Biography: Tomoaki Ohtsuki (Otsuki) is currently a Professor at Keio university, Japan. He received the B.E., M.E., and Ph. D. degrees in Electrical Engineering from Keio University, Yokohama, Japan in 1990, 1992, and 1994, respectively. From 1995 to 2005 he was with Science University of Tokyo. In 2005 he joined Keio University. He is engaged in research on wireless communications, optical communications, signal processing, and information theory. Dr. Ohtsuki is a recipient of the 1997 Inoue Research Award for Young Scientist, the 1997 Hiroshi Ando Memorial Young Engineering Award, Ericsson Young Scientist Award 2000, 2002 Funai Information and Science Award for Young Scientist, IEEE the 1st Asia-Pacific Young Researcher Award 2001, the 5th International Communication Foundation (ICF) Research Award, 2011 IEEE SPCE Outstanding Service Award, the 27th TELECOM System Technology Award, ETRI Journal’s 2012 Best Reviewer Award, and 9th International Conference on Communications and Networking in China 2014 (CHINACOM ’14) Best Paper Award.
He has published more than 165 journal papers and 380 international conference papers.
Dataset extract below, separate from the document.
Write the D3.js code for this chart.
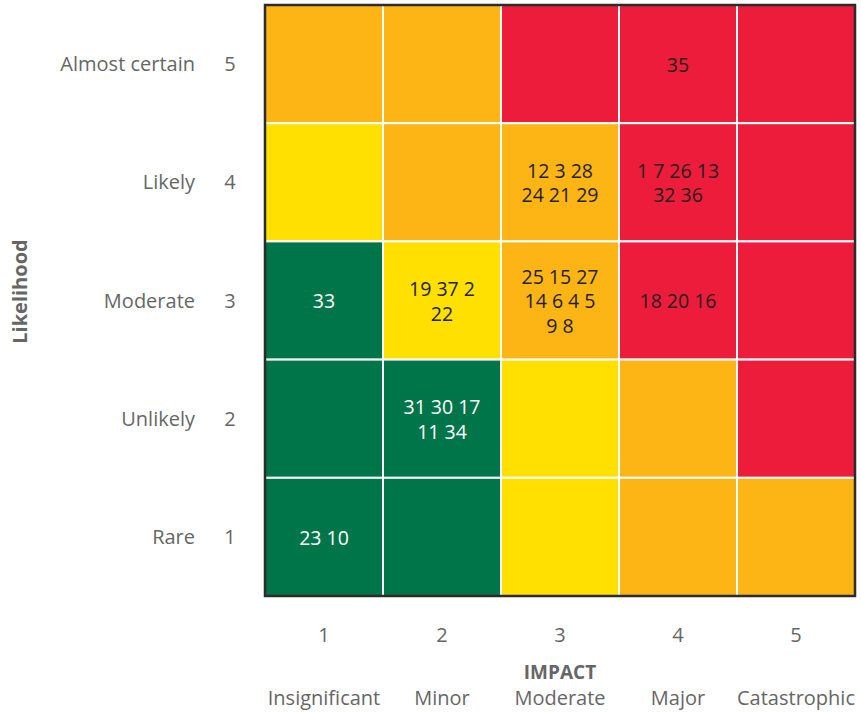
<!DOCTYPE html>
<html>
<head>
<meta charset="utf-8">
<script src="https://cdn.jsdelivr.net/npm/d3@7"></script>
<style>
  body { margin: 0; background: #fff; }
  text { font-family: "Open Sans", "Noto Sans", sans-serif; }
</style>
</head>
<body>
<script>
// categories
const impactLevels = [1, 2, 3, 4, 5];
const impactNames = ["Insignificant", "Minor", "Moderate", "Major", "Catastrophic"];
const likelihoodLevels = [5, 4, 3, 2, 1];
const likelihoodNames = ["Almost certain", "Likely", "Moderate", "Unlikely", "Rare"];

// risk rating per cell, rows = likelihood 5..1, cols = impact 1..5
const ratings = [
  ["O", "O", "R", "R", "R"],
  ["Y", "O", "O", "R", "R"],
  ["G", "Y", "O", "R", "R"],
  ["G", "G", "Y", "O", "R"],
  ["G", "G", "Y", "O", "O"]
];

// risk ids placed in cells
const risks = [
  {likelihood: 5, impact: 4, lines: ["35"]},
  {likelihood: 4, impact: 3, lines: ["12 3 28", "24 21 29"]},
  {likelihood: 4, impact: 4, lines: ["1 7 26 13", "32 36"]},
  {likelihood: 3, impact: 1, lines: ["33"]},
  {likelihood: 3, impact: 2, lines: ["19 37 2", "22"]},
  {likelihood: 3, impact: 3, lines: ["25 15 27", "14 6 4 5", "9 8"]},
  {likelihood: 3, impact: 4, lines: ["18 20 16"]},
  {likelihood: 2, impact: 2, lines: ["31 30 17", "11 34"]},
  {likelihood: 1, impact: 1, lines: ["23 10"]}
];

const colors = {G: "#00754a", Y: "#ffe000", O: "#fdb515", R: "#ed1c3a"};

var margin = {top: 5, right: 6, bottom: 116, left: 265},
    width = 861 - margin.left - margin.right,
    height = 712 - margin.top - margin.bottom;

var svg = d3.select("body").append("svg")
    .attr("width", 861)
    .attr("height", 712)
    .append("g")
    .attr("transform", "translate(" + margin.left + "," + margin.top + ")");

var x = d3.scaleBand().domain(impactLevels).range([0, width]);
var y = d3.scaleBand().domain(likelihoodLevels).range([0, height]);

var cells = [];
likelihoodLevels.forEach(function(l, i) {
  impactLevels.forEach(function(m, j) {
    cells.push({likelihood: l, impact: m, rating: ratings[i][j]});
  });
});

svg.selectAll(".cell")
    .data(cells)
    .enter().append("rect")
    .attr("class", "cell")
    .attr("x", d => x(d.impact))
    .attr("y", d => y(d.likelihood))
    .attr("width", x.bandwidth())
    .attr("height", y.bandwidth())
    .attr("fill", d => colors[d.rating])
    .attr("stroke", "#fff")
    .attr("stroke-width", 2);

// outer border
svg.append("rect")
    .attr("x", 0).attr("y", 0)
    .attr("width", width).attr("height", height)
    .attr("fill", "none")
    .attr("stroke", "#2b2b2b")
    .attr("stroke-width", 2.5);

var lineH = 24.5;
var riskText = svg.selectAll(".risk")
    .data(risks)
    .enter().append("text")
    .attr("class", "risk")
    .attr("text-anchor", "middle")
    .attr("font-size", "19.5px")
    .attr("fill", d => ratings[likelihoodLevels.indexOf(d.likelihood)][d.impact - 1] === "G" ? "#fff" : "#231f20");

riskText.selectAll("tspan")
    .data(d => d.lines.map((t, i) => ({t: t, i: i, n: d.lines.length, d: d})))
    .enter().append("tspan")
    .attr("x", d => x(d.d.impact) + x.bandwidth() / 2)
    .attr("y", d => y(d.d.likelihood) + y.bandwidth() / 2 + 1 + (d.i - (d.n - 1) / 2) * lineH)
    .attr("dy", "0.35em")
    .text(d => d.t);

// y labels
svg.selectAll(".ynum")
    .data(likelihoodLevels)
    .enter().append("text")
    .attr("x", -35)
    .attr("y", d => y(d) + y.bandwidth() / 2)
    .attr("dy", "0.35em")
    .attr("text-anchor", "middle")
    .attr("font-size", "20px")
    .attr("fill", "#666")
    .text(d => d);

svg.selectAll(".yname")
    .data(likelihoodNames)
    .enter().append("text")
    .attr("x", -70)
    .attr("y", (d, i) => y(likelihoodLevels[i]) + y.bandwidth() / 2)
    .attr("dy", "0.35em")
    .attr("text-anchor", "end")
    .attr("font-size", "20px")
    .attr("fill", "#666")
    .text(d => d);

svg.append("text")
    .attr("transform", "rotate(-90)")
    .attr("x", -height / 2 + 9)
    .attr("y", -245)
    .attr("dy", "0.35em")
    .attr("text-anchor", "middle")
    .attr("font-size", "20px")
    .attr("font-weight", "bold")
    .attr("fill", "#666")
    .text("Likelihood");

// x labels
svg.selectAll(".xnum")
    .data(impactLevels)
    .enter().append("text")
    .attr("x", d => x(d) + x.bandwidth() / 2)
    .attr("y", height + 39)
    .attr("dy", "0.35em")
    .attr("text-anchor", "middle")
    .attr("font-size", "20px")
    .attr("fill", "#666")
    .text(d => d);

svg.append("text")
    .attr("x", x(3) + x.bandwidth() / 2)
    .attr("y", height + 76)
    .attr("dy", "0.35em")
    .attr("text-anchor", "middle")
    .attr("font-size", "19px")
    .attr("font-weight", "bold")
    .attr("fill", "#666")
    .text("IMPACT");

svg.selectAll(".xname")
    .data(impactNames)
    .enter().append("text")
    .attr("x", (d, i) => x(impactLevels[i]) + x.bandwidth() / 2)
    .attr("y", height + 102)
    .attr("dy", "0.35em")
    .attr("text-anchor", "middle")
    .attr("font-size", "20px")
    .attr("fill", "#666")
    .text(d => d);
</script>
</body>
</html>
He served a Chair of IEEE Communications Society, Signal Processing for Communications and Electronics Technical Committee. He served a technical editor of the IEEE Wireless Communications Magazine and an editor of Elsevier Physical Communications. He is now serving an Area Editor of the IEEE Transactions on Vehicular Technology and an editor of the IEEE Communications Surveys and Tutorials. He has served general-co chair and symposium co-chair of many conferences, including IEEE GLOBECOM 2008, SPC, IEEE ICC2011, CTS, IEEE GCOM2012, SPC, IEEE SPAWC, and IEEE APWCS. He gave tutorials and keynote speech at many international conferences including IEEE VTC, IEEE PIMRC, and so on. He was a Vice President of Communications Society of the IEICE, Japan and is the elected President of Communications Society of the IEICE, Japan. He is a senior member of the IEEE and a fellow of the IEICE.